Direita chilena propõe castigar quem enaltecer Salvador Allende

O ano é 2016, mas se depender dos parlamentares da direita do Chile, o sistema político pode voltar a ser o mesmo do ditador Augusto Pinochet (1973-1990). Isso porque os legisladores propuseram a criação de uma lei cujo objetivo é multar em aproximadamente US$ 316 ou prender qualquer pessoal que “enalteça” o governo de Salvador Allende (1970-1973).

Por Mariana Serafini

Salvador Allende - Reprodução

O projeto foi apresentado nesta segunda-feira (4) pelos deputados do partido de direita União Democrática Independente (UDI) Jorge Ulloa, Gustavo Hasbún e Ignacio Urrutia.
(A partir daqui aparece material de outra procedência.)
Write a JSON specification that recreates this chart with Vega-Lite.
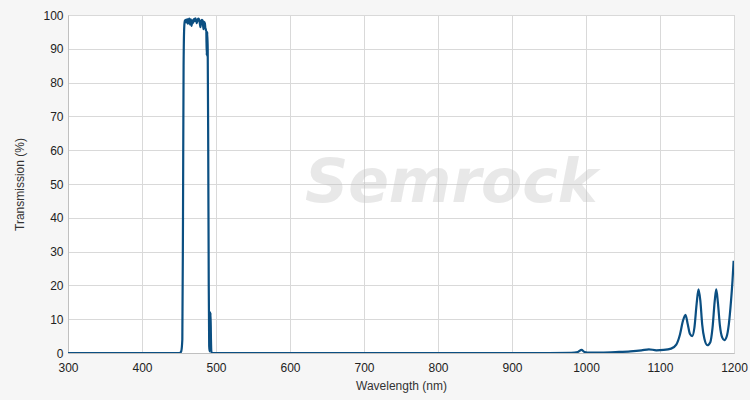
{
  "$schema": "https://vega.github.io/schema/vega-lite/v6.json",
  "width": 666,
  "height": 338,
  "autosize": {"type": "none"},
  "padding": {"left": 68, "top": 15, "right": 16, "bottom": 47},
  "background": "#f6f6f6",
  "config": {
    "view": {"fill": "#ffffff", "stroke": "#cccccc", "strokeWidth": 1},
    "font": "Liberation Sans",
    "axis": {
      "labelFont": "Liberation Sans",
      "titleFont": "Liberation Sans",
      "labelFontSize": 12,
      "titleFontSize": 12,
      "titleFontWeight": "normal",
      "labelColor": "#222222",
      "titleColor": "#333333",
      "grid": true,
      "gridColor": "#d9d9d9",
      "gridWidth": 1,
      "domainColor": "#c0c0c0",
      "ticks": false,
      "labelOverlap": false,
      "labelFlush": false
    }
  },
  "layer": [
    {
      "data": {"values": [{"label": "Semrock"}]},
      "mark": {"type": "text", "fontSize": 60, "fontWeight": "bold", "fontStyle": "italic", "color": "#c4c4c4", "opacity": 0.38, "font": "DejaVu Sans", "baseline": "middle"},
      "encoding": {
        "x": {"datum": 818, "type": "quantitative",
          "scale": {"domain": [300, 1200], "nice": false, "zero": false},
          "axis": {"title": "Wavelength (nm)", "grid": true, "values": [300, 400, 500, 600, 700, 800, 900, 1000, 1100, 1200], "labelPadding": 9, "titlePadding": 7, "format": "d"}},
        "y": {"datum": 50, "type": "quantitative",
          "scale": {"domain": [0, 100], "nice": false},
          "axis": {"title": "Transmission (%)", "grid": true, "values": [0, 10, 20, 30, 40, 50, 60, 70, 80, 90, 100], "labelPadding": 5, "titlePadding": 16}},
        "text": {"field": "label"}
      }
    },
    {
      "data": {
        "values": [
          {"wl": 300, "t": 0}, {"wl": 400, "t": 0}, {"wl": 451, "t": 0}, {"wl": 453, "t": 0.5},
          {"wl": 454.5, "t": 4}, {"wl": 455.4, "t": 40}, {"wl": 456.2, "t": 85}, {"wl": 457.1, "t": 96.5},
          {"wl": 458, "t": 98.3}, {"wl": 459, "t": 98.6}, {"wl": 460, "t": 97.8}, {"wl": 461, "t": 98.8},
          {"wl": 462, "t": 97.4}, {"wl": 463, "t": 98.5}, {"wl": 464, "t": 98.9}, {"wl": 465, "t": 97.2},
          {"wl": 466, "t": 98.7}, {"wl": 467, "t": 96.8}, {"wl": 468, "t": 98.4}, {"wl": 469, "t": 97.6},
          {"wl": 470, "t": 98.8}, {"wl": 471, "t": 98.2}, {"wl": 472, "t": 99}, {"wl": 473, "t": 98.6},
          {"wl": 474, "t": 97.6}, {"wl": 475, "t": 98.4}, {"wl": 476, "t": 98.9}, {"wl": 477, "t": 98.7},
          {"wl": 478, "t": 97.8}, {"wl": 479, "t": 96.4}, {"wl": 480, "t": 98.2}, {"wl": 481, "t": 98.6},
          {"wl": 482, "t": 98.3}, {"wl": 483, "t": 95.8}, {"wl": 484, "t": 98}, {"wl": 485, "t": 97.5},
          {"wl": 486, "t": 95.5}, {"wl": 486.8, "t": 96}, {"wl": 487.5, "t": 88}, {"wl": 488.2, "t": 95},
          {"wl": 488.8, "t": 90}, {"wl": 489.5, "t": 60}, {"wl": 490.2, "t": 20}, {"wl": 490.8, "t": 2},
          {"wl": 491.4, "t": 0.5}, {"wl": 492, "t": 6}, {"wl": 492.6, "t": 12}, {"wl": 493.2, "t": 4},
          {"wl": 493.8, "t": 0.3}, {"wl": 495, "t": 0}, {"wl": 600, "t": 0}, {"wl": 800, "t": 0}, {"wl": 950, "t": 0},
          {"wl": 980, "t": 0.05}, {"wl": 989, "t": 0.3}, {"wl": 994, "t": 0.9}, {"wl": 998, "t": 0.3},
          {"wl": 1005, "t": 0.1}, {"wl": 1020, "t": 0.15}, {"wl": 1040, "t": 0.3}, {"wl": 1060, "t": 0.5},
          {"wl": 1075, "t": 0.8}, {"wl": 1085, "t": 1.1}, {"wl": 1095, "t": 0.8}, {"wl": 1105, "t": 0.9},
          {"wl": 1115, "t": 1.3}, {"wl": 1122, "t": 2.5}, {"wl": 1127, "t": 5.5}, {"wl": 1131, "t": 9.5},
          {"wl": 1134.5, "t": 11.3}, {"wl": 1137.5, "t": 8.5}, {"wl": 1140.5, "t": 5.6}, {"wl": 1143.5, "t": 5},
          {"wl": 1146.5, "t": 7.5}, {"wl": 1149.5, "t": 14.5}, {"wl": 1152, "t": 18.8}, {"wl": 1154.5, "t": 15.5},
          {"wl": 1157, "t": 8.5}, {"wl": 1160, "t": 4.2}, {"wl": 1164, "t": 2.3}, {"wl": 1168, "t": 3.2},
          {"wl": 1171, "t": 7.5}, {"wl": 1174, "t": 15.5}, {"wl": 1176, "t": 18.8}, {"wl": 1178.2, "t": 15},
          {"wl": 1181, "t": 8}, {"wl": 1184, "t": 4.6}, {"wl": 1187, "t": 3.8}, {"wl": 1190, "t": 4.8},
          {"wl": 1193, "t": 8.5}, {"wl": 1196, "t": 15.5}, {"wl": 1198, "t": 21.5}, {"wl": 1199.5, "t": 27.3}
        ]
      },
      "mark": {"type": "line", "color": "#0b4f82", "strokeWidth": 2.2, "interpolate": "monotone", "clip": true},
      "encoding": {
        "x": {
          "field": "wl", "type": "quantitative",
          "scale": {"domain": [300, 1200], "nice": false, "zero": false},
          "axis": {"title": "Wavelength (nm)", "grid": true, "values": [300, 400, 500, 600, 700, 800, 900, 1000, 1100, 1200], "labelPadding": 9, "titlePadding": 7, "format": "d"}
        },
        "y": {
          "field": "t", "type": "quantitative",
          "scale": {"domain": [0, 100], "nice": false},
          "axis": {"title": "Transmission (%)", "grid": true, "values": [0, 10, 20, 30, 40, 50, 60, 70, 80, 90, 100], "labelPadding": 5, "titlePadding": 16}
        }
      }
    }
  ]
}
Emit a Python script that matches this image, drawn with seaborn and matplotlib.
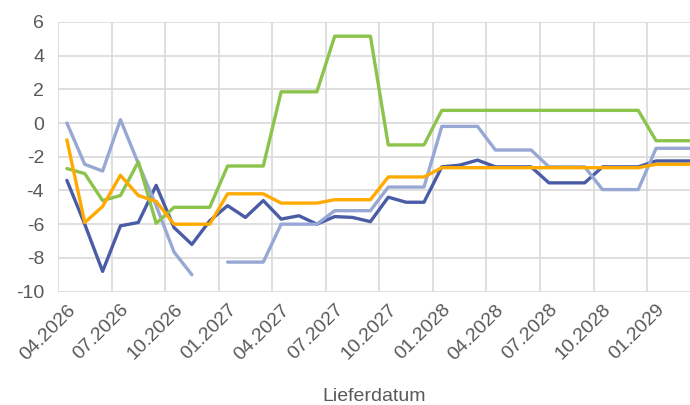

De acordo com o documento, o objetivo é “castigar” qualquer pessoa que “enalteça” governos que “feriram o Estado de Direito”, “como o de Salvador Allende” e “neguem ou minimizem os efeitos” destes governos.

Os deputados alegam que o governo de Allende “feriu o Estado de Direito” e “rachou a sociedade” ao aplicar medidas consideradas por eles prejudiciais, entre elas a reforma agrária que expropriou os latifúndios do Chile e dividiu as terras entre mais de 200 mil camponeses. Para os parlamentares, esta ação “prejudicou famílias” que sentem os efeitos “até hoje”.

“É possível indicar que sob o regime de Allende, garantias constitucionais de grande valor foram transgredidas, como o direito à propriedade, liberdade de associação e outros direitos constitucionais que causaram perdas irreparáveis que até hoje prejudicam as vítimas e suas famílias”, afirma o documento.

Em outro trecho os parlamentares afirmam ainda que a “forma de fazer política” da “esquerda radical” fortaleceu movimentos e associações de esquerda “terroristas e extrainstitucionais” como o Movimento de Esquerda Revolucionário (MIR, na sigla em espanhol). O MIR foi um grupo de jovens socialistas e comunistas criado em 1965 com o objetivo de apoiar a revolução no Chile que mais tarde, durante a ditadura de Pinochet, teve um importante papel na resistência.

Os parlamentares acusam ainda o governo de Allende de dar abertura para os partidos Socialista e Comunista se tornaram “mais radicais”, e introduzir “inimizade” na política chilena, “transformando a atividade pública em uma trincheira na qual os chilenos se encontravam alheios”.


A ditadura de Pinochet transformou o Estádio Nacional do Chile em um verdadeiro campo de concentração onde centenas de chilenos foram assassinados por defender a democracia

Esta sociedade unida e cordial idealizada pelos representantes do UDI coincidentemente é a mesma que três anos depois da posse de Allende apoiou o golpe militar do general Augusto Pinochet. A ditadura chilena durou quase 20 anos e causou mais de 40 mil vítimas, entre elas 3.225 mortos ou desaparecidos.

Já o presidente Allende, que após ter sido eleito democraticamente nas urnas foi assassinado no Palácio La Moneda, promoveu uma série de mudanças positivas durante seus três anos de governo. Além da reforma agrária, que beneficiou mais de 200 mil camponeses, ele nacionalizou o cobre, o ferro, mais de 91 indústrias. Além disso, ampliou em 89% o acesso de indígenas à universidade, em 80% o programa alimentar do país e construiu uma unidade de saúde para cada 40 mil habitantes.